**TASK INSTRUCTIONS:**
Work out the number of lines in the listing that include the string "document". Reply with that number alone.

● ● ● ● ● ● ●

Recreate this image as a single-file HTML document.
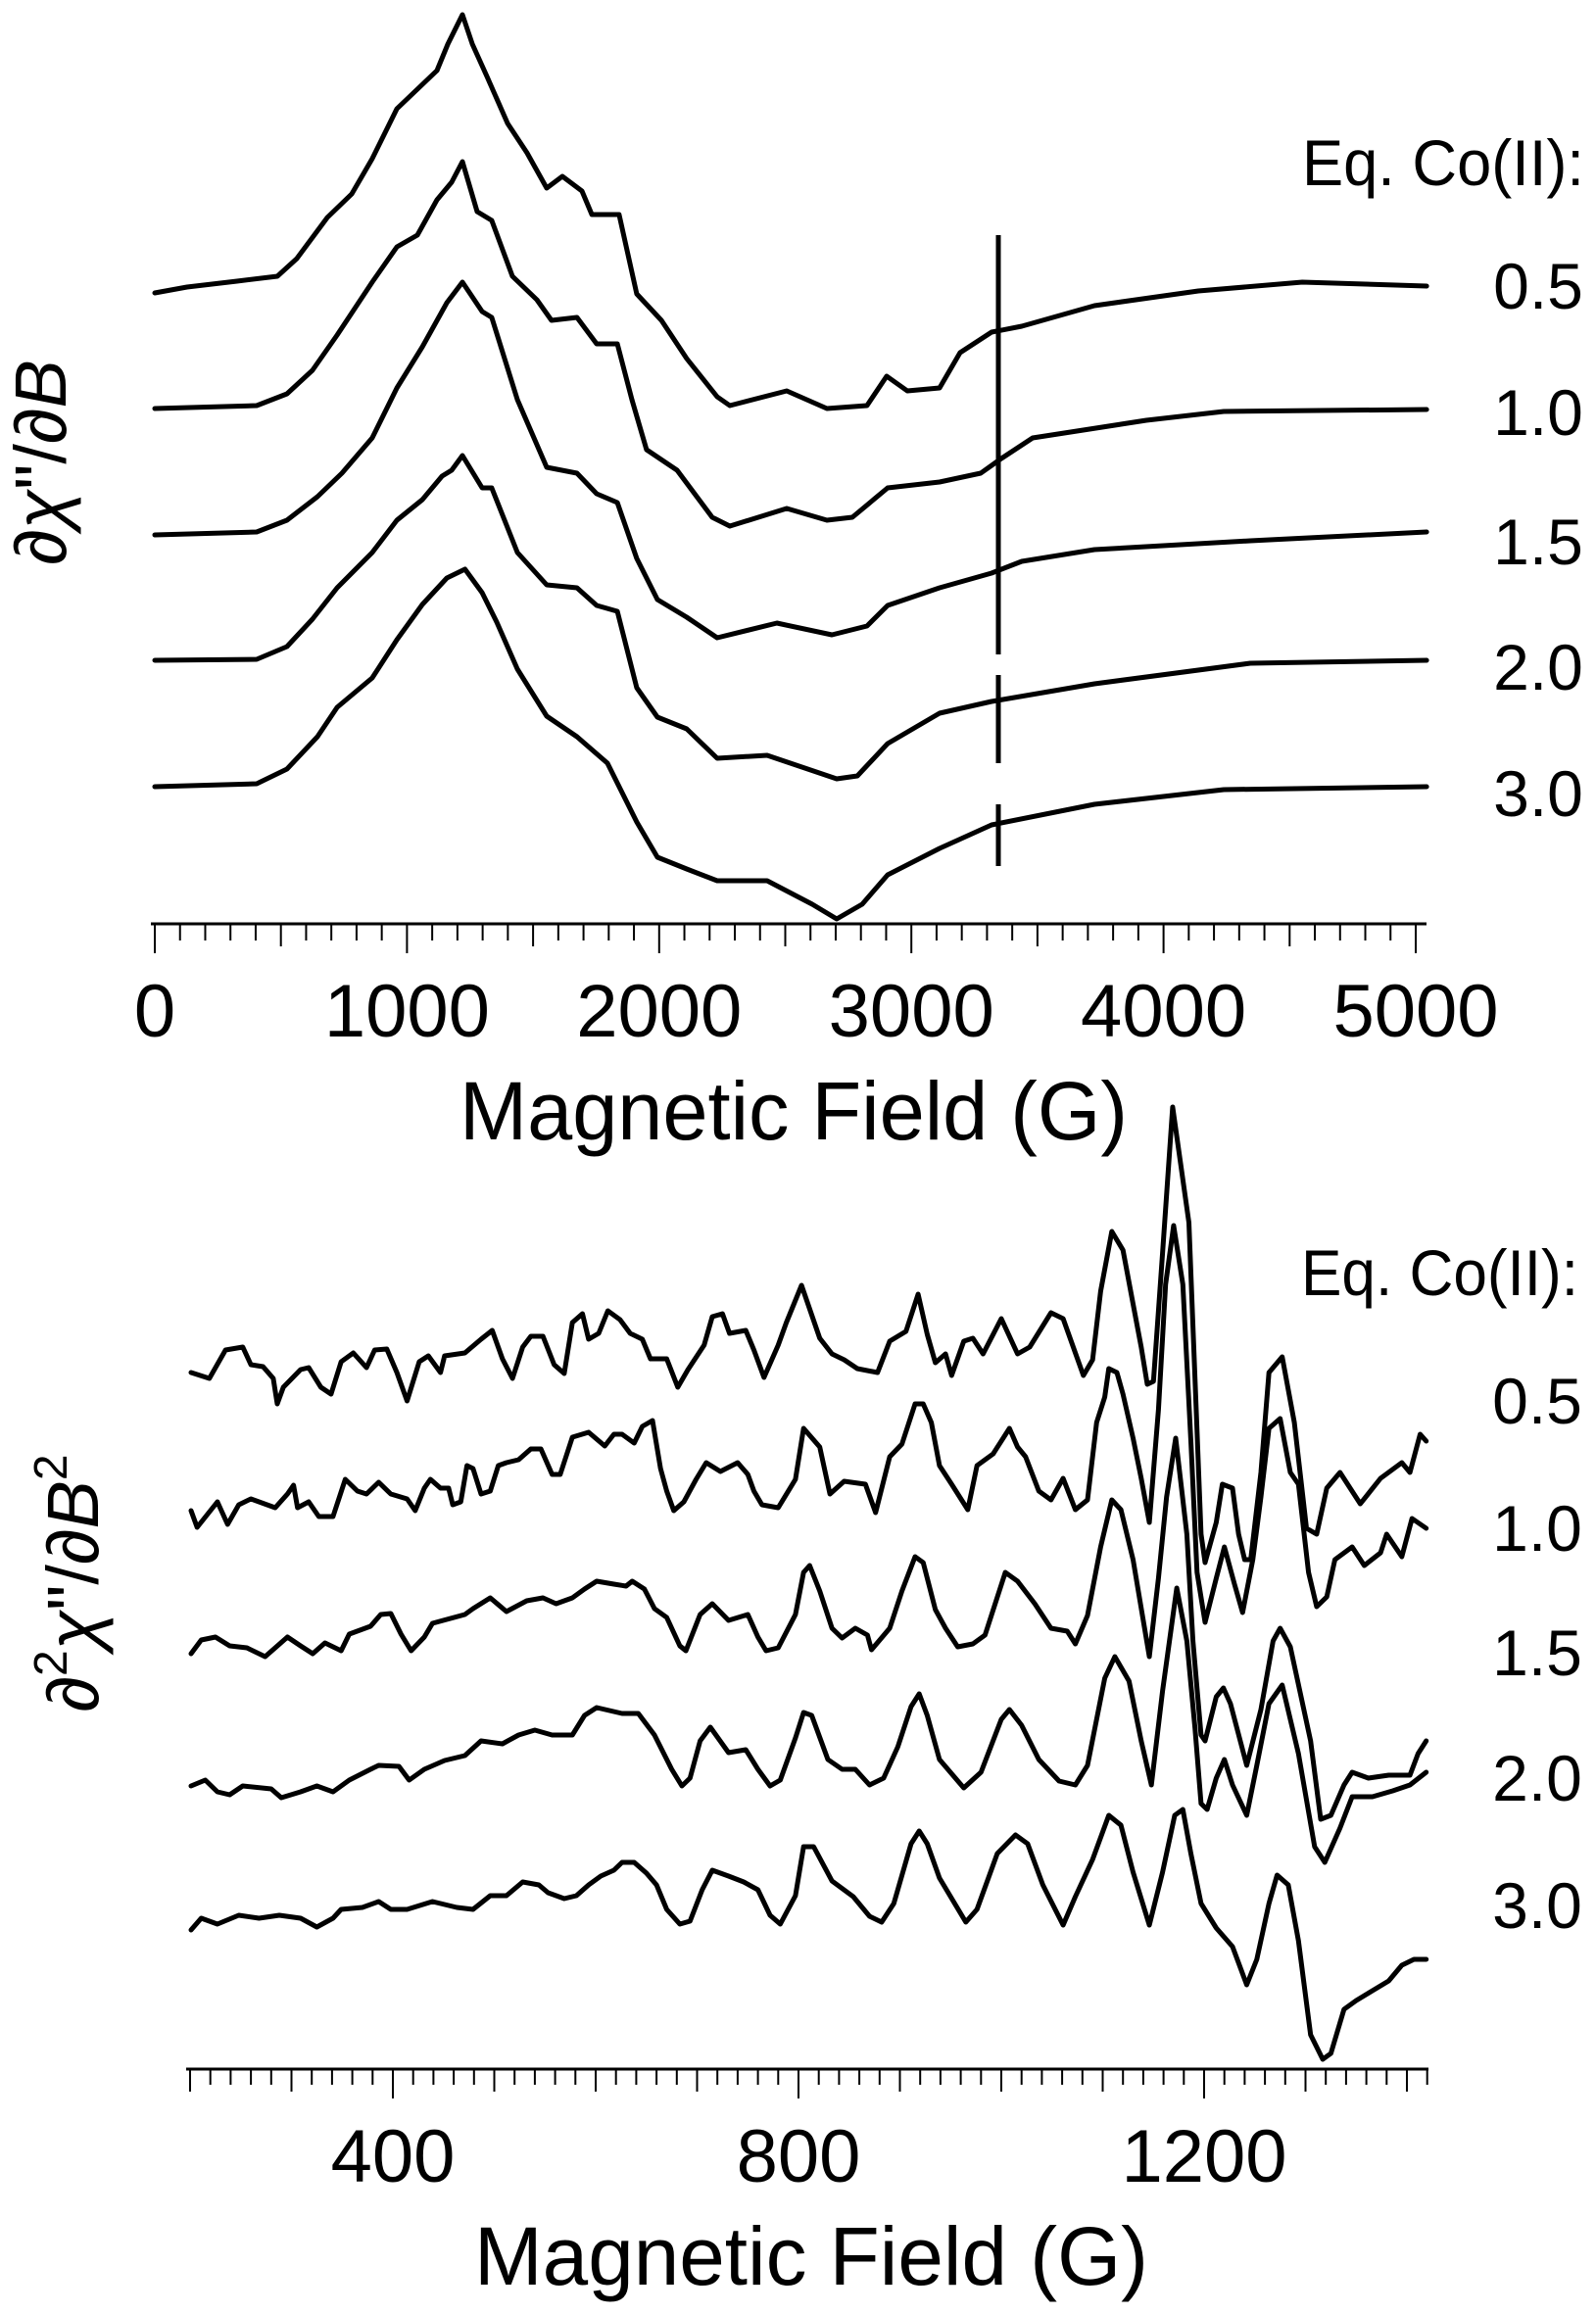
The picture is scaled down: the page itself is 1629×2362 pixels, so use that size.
<!DOCTYPE html>
<html><head><meta charset="utf-8"><style>
html,body{margin:0;padding:0;background:#fff;}
svg{display:block;font-family:"Liberation Sans",sans-serif;}
</style></head><body>
<svg id="chart" width="1629" height="2362" viewBox="0 0 1629 2362" xmlns="http://www.w3.org/2000/svg">
<g id="top"></g>
<g id="bot"></g>
<text transform="translate(67,472) rotate(-90)" text-anchor="middle" font-size="74">∂<tspan font-style="italic">χ</tspan>"/∂<tspan font-style="italic">B</tspan></text>
<text transform="translate(100,1616) rotate(-90)" text-anchor="middle" font-size="74">∂<tspan font-size="48" dy="-32">2</tspan><tspan dy="32" font-style="italic">χ</tspan>"/∂<tspan font-style="italic">B</tspan><tspan font-size="48" dy="-32">2</tspan></text>
<text x="810" y="1163" text-anchor="middle" font-size="84" textLength="682" lengthAdjust="spacingAndGlyphs">Magnetic Field (G)</text>
<text x="828" y="2332" text-anchor="middle" font-size="84" textLength="688" lengthAdjust="spacingAndGlyphs">Magnetic Field (G)</text>
<text x="1329" y="189" font-size="66" textLength="288" lengthAdjust="spacingAndGlyphs">Eq. Co(II):</text>
<text x="1328" y="1322" font-size="66" textLength="283" lengthAdjust="spacingAndGlyphs">Eq. Co(II):</text>
</svg>
<script>
// ---------- data ----------
const labels = ["0.5","1.0","1.5","2.0","3.0"];
// top panel: first derivative, field (G) and signal (arb.) per trace
const topG1 = [0,128,326,486,563,684,781,862,960,1119,1162,1220,1259,1317,1399,1476,1554,1616,1694,1733,1841,1911,2009,2109,2230,2280,2506,2665,2824,2902,2984,3112,3193,3318,3438,3726,4138,4550,5043];
const topV1 = [0,6,12,17,35,77,101,137,188,227,254,284,254,221,173,143,107,119,104,80,80,-1,-28,-67,-106,-115,-100,-118,-115,-85,-100,-97,-61,-40,-34,-13,2,11,7];
const topG2 = [0,404,524,625,723,862,960,1041,1119,1177,1220,1278,1336,1418,1515,1573,1674,1752,1834,1892,1950,2071,2210,2280,2506,2665,2766,2906,3112,3275,3357,3481,3932,4239,5043];
const topV2 = [0,3,15,39,75,129,165,177,213,231,252,201,192,135,111,90,93,66,66,9,-42,-63,-111,-120,-102,-114,-111,-81,-75,-66,-51,-30,-12,-3,-1];
const topG3 = [0,404,524,645,742,862,960,1061,1158,1220,1298,1336,1438,1554,1674,1752,1834,1911,1993,2109,2230,2467,2685,2824,2906,3112,3318,3438,3726,4344,5043];
const topV3 = [0,3,15,39,63,99,150,192,237,258,228,222,138,69,63,42,33,-24,-66,-84,-105,-90,-102,-93,-72,-54,-39,-27,-15,-6,3];
const topG4 = [0,404,524,625,723,862,960,1061,1139,1177,1220,1298,1336,1438,1554,1674,1752,1834,1911,1993,2109,2230,2428,2704,2786,2906,3112,3318,3726,4344,5043];
const topV4 = [0,1,14,42,74,110,143,164,188,194,209,176,176,110,77,74,56,50,-28,-58,-70,-100,-97,-121,-118,-85,-54,-42,-24,-3,0];
const topG5 = [0,404,524,645,723,862,960,1061,1158,1230,1298,1356,1438,1554,1674,1795,1911,1993,2109,2230,2428,2607,2704,2805,2906,3112,3318,3726,4239,5043];
const topV5 = [0,3,18,51,81,111,150,186,213,222,198,168,120,72,51,24,-36,-72,-84,-96,-96,-120,-135,-120,-90,-63,-39,-18,-3,0];
const spikeField = 3345;
const spikeHigh = [59,-3,-4,-15,-18];
const spikeLow = [-121,-133,-122,-105,-81];
const topTicks = [0,1000,2000,3000,4000,5000];

// bottom panel: second derivative
const botG1 = [201,219,235,252,260,272,282,286,292,309,317,329,339,349,361,374,382,394,404,414,426,435,447,451,471,487,498,508,518,528,536,548,559,569,577,587,593,603,612,624,634,646,654,670,681,691,707,715,725,732,748,756,766,780,788,803,821,833,845,858,878,890,906,918,927,935,945,951,963,972,982,1000,1016,1028,1049,1061,1081,1090,1098,1109,1120,1130,1138,1144,1150,1159,1169,1185,1191,1197,1201,1212,1218,1228,1234,1240,1246,1256,1264,1277,1289,1301,1311,1321,1334,1354,1374,1395,1403,1413,1419];
const botV1 = [0,-6,23,26,8,6,-6,-32,-15,3,5,-15,-22,11,20,5,23,24,0,-29,11,17,0,17,20,34,43,14,-6,26,37,37,8,-1,51,60,34,40,63,54,40,34,14,14,-15,3,28,57,60,40,43,23,-5,28,51,89,35,19,13,4,0,32,42,80,39,10,19,-3,32,35,19,55,19,26,61,55,-3,13,83,144,125,70,26,-12,-9,122,271,153,-6,-165,-194,-153,-114,-118,-165,-191,-191,-102,0,16,-51,-159,-165,-118,-102,-134,-108,-92,-102,-63,-70];
const botG2 = [201,207,227,237,248,260,284,296,302,306,317,327,341,353,365,374,386,398,414,422,431,437,447,455,459,467,473,479,487,496,504,512,524,536,546,557,565,577,593,609,618,626,638,646,656,664,670,677,687,699,709,723,740,750,756,764,780,797,805,821,831,845,866,876,890,902,915,923,931,939,951,967,976,992,1008,1016,1024,1037,1049,1061,1073,1085,1094,1102,1106,1114,1120,1130,1138,1146,1155,1162,1170,1179,1187,1193,1201,1212,1220,1230,1238,1248,1256,1264,1275,1285,1293,1303,1311,1321,1329,1346,1358,1374,1380,1395,1405,1419];
const botV2 = [0,-17,9,-14,6,12,3,17,26,3,9,-6,-6,32,20,17,29,17,12,0,23,32,23,23,6,9,46,43,17,20,46,49,52,63,63,37,37,75,80,66,78,78,69,86,92,43,20,0,9,32,49,40,49,37,20,6,3,32,84,65,17,30,27,-2,55,68,109,109,90,46,27,1,46,58,84,65,55,20,11,33,1,11,90,116,145,141,119,74,33,-12,103,231,291,231,71,-63,-114,-69,-37,-75,-104,-50,14,84,94,39,27,-63,-98,-88,-50,-37,-56,-43,-24,-47,-8,-18];
const botG3 = [201,211,225,239,256,274,284,296,309,321,333,349,357,378,388,398,408,418,431,439,471,479,496,512,532,548,561,577,589,601,618,630,636,648,658,670,683,689,703,715,731,750,760,768,780,797,805,811,821,833,843,856,868,872,890,902,915,923,935,945,957,972,984,1004,1016,1033,1049,1065,1073,1085,1098,1109,1118,1130,1146,1155,1163,1172,1183,1189,1197,1201,1212,1219,1226,1242,1256,1268,1275,1285,1305,1315,1325,1338,1346,1362,1382,1403,1411,1419];
const botV3 = [0,14,17,8,6,-3,6,17,8,0,11,3,20,28,40,41,20,3,17,31,40,46,57,43,54,57,51,57,66,74,71,69,74,66,46,37,8,3,40,51,34,40,17,3,6,40,83,90,64,26,16,26,19,4,26,64,99,93,45,26,7,10,19,83,74,51,26,23,10,39,109,157,147,96,-3,77,160,220,122,13,-83,-89,-44,-35,-51,-114,-57,13,26,7,-89,-169,-165,-134,-121,-127,-124,-124,-102,-89];
const botG4 = [201,215,227,239,252,280,290,309,325,341,357,378,386,406,416,431,451,471,487,508,524,540,557,577,589,601,626,642,658,675,685,693,703,713,731,748,760,772,782,797,805,813,829,843,856,870,884,898,911,919,927,939,963,980,1000,1008,1020,1037,1057,1073,1085,1102,1112,1126,1138,1148,1159,1173,1183,1191,1197,1203,1212,1220,1228,1242,1252,1264,1277,1293,1309,1319,1334,1346,1366,1386,1403,1419];
const botV4 = [0,6,-6,-9,0,-3,-12,-6,0,-6,6,17,21,20,6,17,26,31,46,43,52,57,52,52,72,80,74,74,52,17,0,8,46,60,34,37,17,0,6,49,75,72,27,17,17,1,8,40,81,94,72,27,-2,14,68,78,62,27,5,1,21,110,132,107,46,1,97,202,148,59,-18,-24,8,27,1,-30,21,84,103,33,-62,-78,-43,-11,-11,-5,1,14];
const botG5 = [201,211,227,248,268,288,309,325,341,349,370,386,398,414,439,463,479,496,512,528,544,553,569,581,593,605,618,626,638,650,660,670,683,693,705,715,731,746,760,772,782,797,805,815,833,854,870,882,894,911,919,927,939,965,976,996,1014,1026,1041,1061,1073,1090,1106,1118,1130,1146,1159,1171,1179,1187,1197,1212,1228,1242,1252,1264,1272,1283,1293,1305,1317,1325,1338,1350,1366,1382,1395,1407,1419];
const botV5 = [0,12,6,15,12,15,12,3,12,21,23,29,21,21,29,23,21,35,35,49,46,38,32,35,46,55,61,69,69,58,46,21,6,9,41,61,55,49,41,15,6,35,85,85,50,34,14,8,27,88,101,88,53,8,21,78,97,88,46,5,34,72,117,107,59,5,59,117,123,78,27,2,-17,-56,-30,27,56,46,-11,-107,-132,-126,-81,-72,-62,-52,-36,-30,-30];
const botTicks = [400,800,1200];

// ---------- layout ----------
const NS = "http://www.w3.org/2000/svg";
const topBase = [299,417,546,674,803];
const topLabelY = [315,444,576,704,833];
const botBase = [1401,1542,1688,1823,1970];
const botLabelY = [1453,1583,1710,1838,1968];
function xTop(g){ return 158 + g*0.2574; }
function xBot(g){ return 401 + (g-400)*1.035; }
function mk(tag, attrs, parent){ const e=document.createElementNS(NS,tag); for(const k in attrs) e.setAttribute(k,attrs[k]); parent.appendChild(e); return e; }

const topG=[topG1,topG2,topG3,topG4,topG5], topV=[topV1,topV2,topV3,topV4,topV5];
const botGs=[botG1,botG2,botG3,botG4,botG5], botVs=[botV1,botV2,botV3,botV4,botV5];
const topGrp=document.getElementById('top'), botGrp=document.getElementById('bot');

function drawTrace(grp, G, V, base, xf, name){
  let d='';
  for(let i=0;i<G.length;i++){ d += (i?'L':'M') + xf(G[i]).toFixed(1) + ' ' + (base - V[i]).toFixed(1); }
  const p = mk('path',{d:d,fill:'none',stroke:'#000','stroke-width':5,'stroke-linejoin':'round','stroke-linecap':'round'},grp);
  
  
}

for(let t=0;t<5;t++){
  drawTrace(topGrp, topG[t], topV[t], topBase[t], xTop, 'top-trace-'+labels[t]);
  const s = mk('line',{x1:xTop(spikeField),x2:xTop(spikeField),y1:topBase[t]-spikeHigh[t],y2:topBase[t]-spikeLow[t],stroke:'#000','stroke-width':5},topGrp);
  
  
  const lt = mk('text',{x:1570,y:topLabelY[t],'text-anchor':'middle','font-size':66},topGrp);
  lt.textContent = labels[t];
  
  

  drawTrace(botGrp, botGs[t], botVs[t], botBase[t], xBot, 'bottom-trace-'+labels[t]);
  const lb = mk('text',{x:1569,y:botLabelY[t],'text-anchor':'middle','font-size':66},botGrp);
  lb.textContent = labels[t];
  
  
}

// top axis
const ta = mk('line',{x1:154,x2:1456,y1:943,y2:943,stroke:'#000','stroke-width':3},topGrp);


for(let g=0; g<=5000; g+=100){
  const len = g%1000===0 ? 30 : (g%500===0 ? 23 : 17);
  const tk = mk('line',{x1:xTop(g),x2:xTop(g),y1:943,y2:943+len,stroke:'#000','stroke-width':2},topGrp);
  
  
}
topTicks.forEach(v=>{
  const tl = mk('text',{x:xTop(v),y:1058,'text-anchor':'middle','font-size':76},topGrp);
  tl.textContent = String(v);
  
  
});

// bottom axis
const ba = mk('line',{x1:190,x2:1458,y1:2112,y2:2112,stroke:'#000','stroke-width':3},botGrp);


for(let g=200; g<=1420; g+=20){
  const len = g%400===0 ? 30 : (g%100===0 ? 23 : 16);
  const tk = mk('line',{x1:xBot(g),x2:xBot(g),y1:2112,y2:2112+len,stroke:'#000','stroke-width':2},botGrp);
  
  
}
botTicks.forEach(v=>{
  const tl = mk('text',{x:xBot(v),y:2227,'text-anchor':'middle','font-size':76},botGrp);
  tl.textContent = String(v);
  
  
});
</script>
</body></html>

● ● ● ● ● ● ●

**ANSWER TO THE EXERCISE:**
3